InfoLink Unified Data Model (UDM)
InfoLink provides an unified access to all data sources by mapping their data structures onto the InfoLink unified data model (UDM). InfoLink UDM consists of the following concepts:
-
Table - a named set of records. Objects stored in data sources are represented as tables in InfoLink. For example, CSV Files on S3, Salesforce objects (e.g. Account, User, etc), tables in a relational database are all repsentad as tables in InfoLink.
-
Table schema - an ordered list of columns that defines the structure of a table (and all its records).
-
Record - a ordered list of columns’ values.
-
Space - a named collection of tables. For example, schema in PostgreSQL is represented as space in the InfoLink UDM.
-
Source - a named collection of spaces.
-
Format specification - specifies archive (e.g. ZIP, etc) and content formats (e.g. CSV, XML, etc) of a table. Format specification is provided by the user as parameter of Load operation to describe the format of a file in a file-based source.
Many operations (eg Load) support access to data sources at two levels:
-
file-based level - low-level access treating a data source as a set of files where a file is a stream of bytes without analysing their internal structure. An example of a data source that typically access at this level is Amazon S3;
-
record-based level - high-level access that provides an interface to access objects as a set of structured records (eg Salesforce CRM, PostgreSQL).

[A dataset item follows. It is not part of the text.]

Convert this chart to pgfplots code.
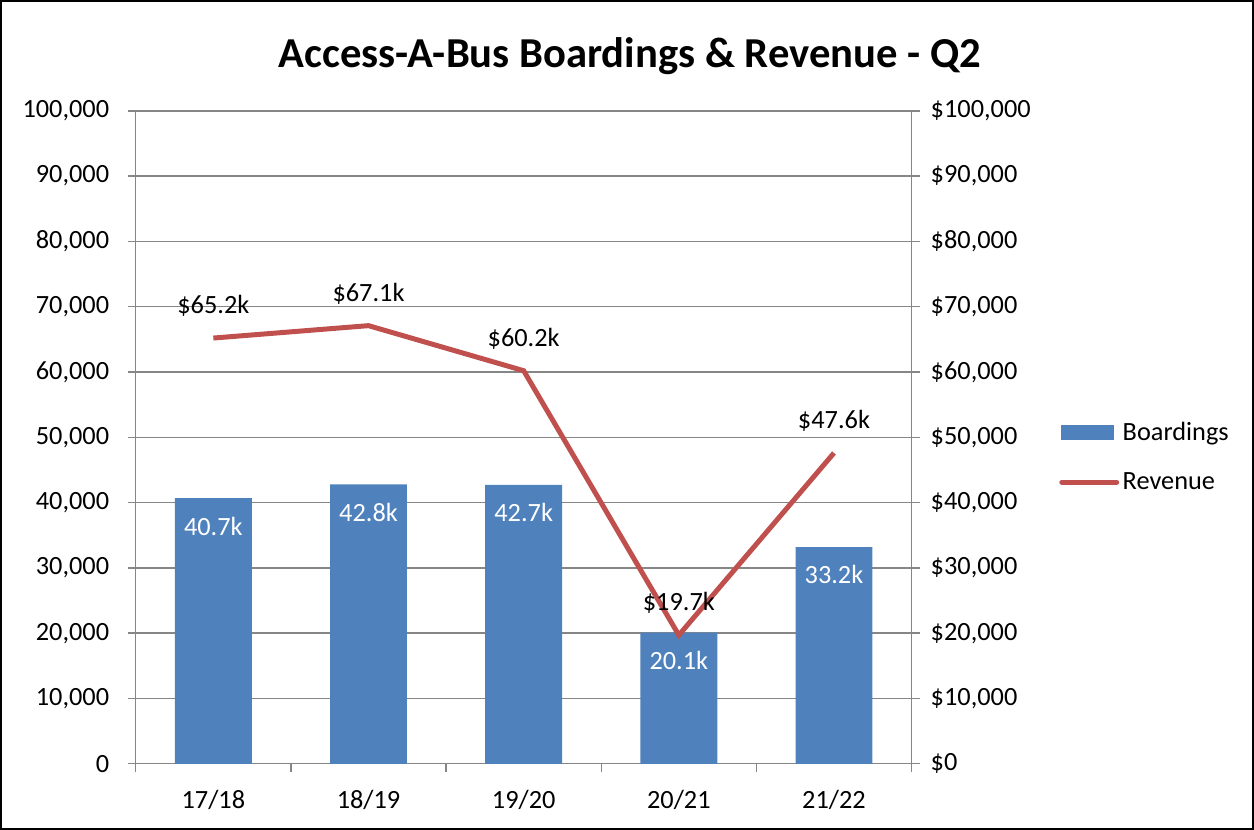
\documentclass[border=0pt]{standalone}
\usepackage{fontspec}
\setmainfont{Carlito}
\usepackage{pgfplots}
\pgfplotsset{compat=1.18}

\definecolor{barblue}{HTML}{4F81BD}
\definecolor{linered}{HTML}{C0504D}
\definecolor{gridgray}{HTML}{868686}

\newcommand{\lbl}{\fontsize{15}{18}\selectfont}

\begin{document}
\begin{tikzpicture}
\draw[black, line width=0.04cm] (0,0) rectangle (25.08,16.58);
\node[font=\fontsize{24.3}{28}\selectfont\bfseries] at (12.6,15.48) {Access-A-Bus Boardings \& Revenue - Q2};

\pgfplotsset{
  common/.style={
    at={(2.7cm,1.3cm)}, anchor=south west,
    scale only axis, width=15.54cm, height=13.08cm,
    xmin=-0.5, xmax=4.5, ymin=0, ymax=100000,
    ytick={0,10000,...,100000},
    scaled y ticks=false,
    tick align=outside,
    major tick length=0.16cm,
    axis line style={gridgray, line width=0.8pt},
    tick style={gridgray, line width=0.8pt},
    tick label style={font=\lbl, black},
    /pgf/number format/.cd, fixed, precision=0, 1000 sep={,}, assume math mode=true,
  },
}

\begin{axis}[
  common,
  axis y line*=left,
  axis x line*=bottom,
  ymajorgrids,
  grid style={gridgray, line width=0.8pt},
  xtick={0,...,4},
  xticklabels={17/18,18/19,19/20,20/21,21/22},
  major x tick style={draw=none},
  minor xtick={-0.5,0.5,...,4.5},
  minor x tick style={gridgray, line width=0.8pt},
  minor tick length=0.16cm,
  xticklabel style={yshift=-0.25cm},
  yticklabel style={xshift=-0.25cm},
  ybar, bar width=1.54cm,
  nodes near coords,
  point meta=explicit symbolic,
  every node near coord/.append style={font=\lbl, white, anchor=center, yshift=-0.56cm},
]
\addplot[fill=barblue, draw=none] coordinates {
  (0,40700) [40.7k]
  (1,42800) [42.8k]
  (2,42700) [42.7k]
  (3,20100) [20.1k]
  (4,33200) [33.2k]
};
\end{axis}

\begin{axis}[
  common,
  axis y line*=right,
  axis x line=none,
  yticklabel={\$\pgfmathprintnumber{\tick}},
  yticklabel style={xshift=0.1cm},
  nodes near coords,
  point meta=explicit symbolic,
  every node near coord/.append style={font=\lbl, black, anchor=center, yshift=0.64cm},
  legend style={at={(rel axis cs:1.19,0.47)}, anchor=west, draw=none, fill=none,
    font=\lbl, row sep=0.45cm, inner sep=0pt},
  legend cell align=left,
]
\addlegendimage{legend image code/.code={\fill[barblue] (0cm,-0.14cm) rectangle (1.04cm,0.14cm);}}
\addlegendentry{Boardings}
\addplot[linered, line width=0.1cm, mark=none,
  legend image code/.code={\draw[linered, line width=0.1cm, line cap=round] (0cm,0cm) -- (1.1cm,0cm);}]
  coordinates {
  (0,65200) [\$65.2k]
  (1,67100) [\$67.1k]
  (2,60200) [\$60.2k]
  (3,19700) [\$19.7k]
  (4,47600) [\$47.6k]
};
\addlegendentry{Revenue}
\end{axis}
\end{tikzpicture}
\end{document}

Any data source can be accessed at any of levels listed above. InfoLink implements an optimization technique that chooses access level for source and target data sources to achieve best performance. If a data source supports a native mechanism to access data at the required level then the native mechanism is used because native implementations usually provide the best performance. Otherwise InfoLink’s mechanism is used. For example, both Amazon S3 and Azure Blog Storage provide only file-based access. To copy a CSV file from S3 onto Azure Blog Storage, the file will be opened as a steam without analyzing its content (i.e. file-based level of access) and copied onto Azure Blog Storage. If you want to convert the file from CSV to XML then Infolink will parse the content of the file into records (i.e. record-based access), convert records into XML, compose XML file, and store it onto Azure Blog Storage. Another useful to understand example would be to load a table from PostgreSQL into MySQL. Both of these systems support native methods to load export and import CSV files (i.e. file-based level of access). Load operation will use file-based access level for source and target because exporting and then importing CSV file will work much faster then reading the source table by record and inserting the records into the target table.